Susan Crawford knocks the FAA for claiming authority to regulate commercial drones but never writing any actual rules:
The Federal Aviation Administration has been asserting for years that it has broad authority over drones but hasn’t been able to come up with any rules covering their use. That didn’t stop the agency from fining a 29-year-old Swiss man, Raphael “Trappy” Pinker, for flying a Styrofoam drone over the University of Virginia. The FAA said that Trappy’s stunt, carried out in the course of filming an advertisement for the university’s medical school, amounted to a dangerous airplane flight. Last week, however, the National Transportation Safety Board declared that the agency couldn’t bar the commercial use of drones without conducting an official rule-making process.
Back in 2012, Congress told the FAA to put guidelines in place by 2013 and have a plan for detailed drone regulation by 2015. The agency will miss both of those deadlines. And its dithering has put it in an awkward legal position: The FAA may have ample potential legal authority over drones, particularly when it comes to safety, but its inability to hammer out the details is keeping it from taking a stand on their commercial use.
Josh Marshall expects drones to require a new approach to air traffic:
What interests me just as much as the privacy dimension, however, is how the proliferation of drones is about to completely challenge the way we keep flying objects safe in the air and change fundamentally how we manage air traffic. … There will just be too many things flying around and too many not under any kind of direct human control. So the FAA is in the midst of planning a new system in which every flying object or nearly every flying object has to have technology on board which constant sends out GPS-based notifications about where it is.

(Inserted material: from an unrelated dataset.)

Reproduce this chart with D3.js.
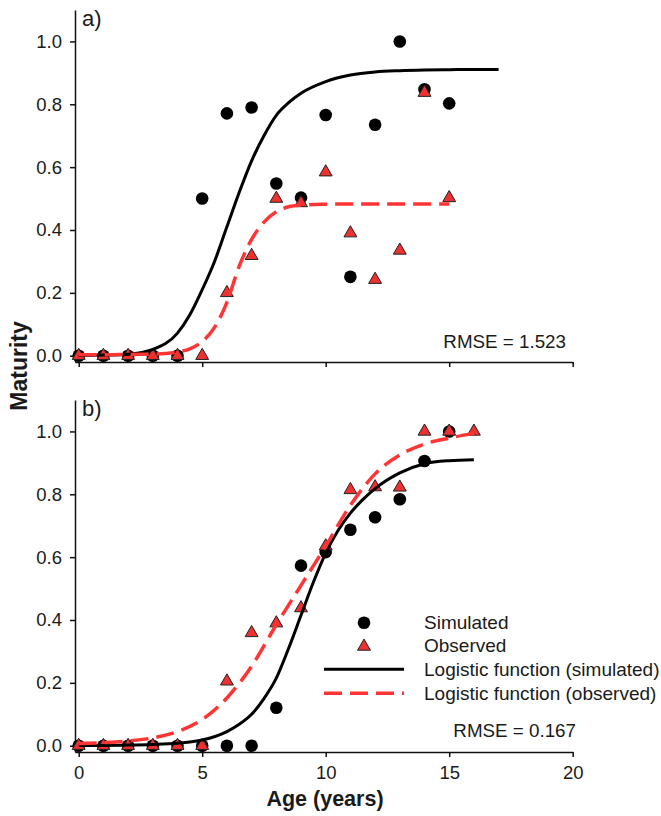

Frederic Lardinois thinks the ruling could encourage the administration to move faster:
For the time being, then, the legal situation around drones remains as murky as ever. While it seems plenty of real estate companies are shooting photos of houses from small quadcopters and they remain in heavy use for video production and other uses, the FAA continues to argue that commercial drone usage is essentially illegal.
Because it’s perfectly okay to fly these same small drones for non-commercial reasons (though the FAA would prefer it if people at least followed a few common-sense guidelines), the FAA seems somewhat out of step with reality on this issue.
The FAA wasn’t expected to make any rules for commercial drone usage before the end of 2015. Maybe all this activity around this court case now will get it to speed up the process a bit.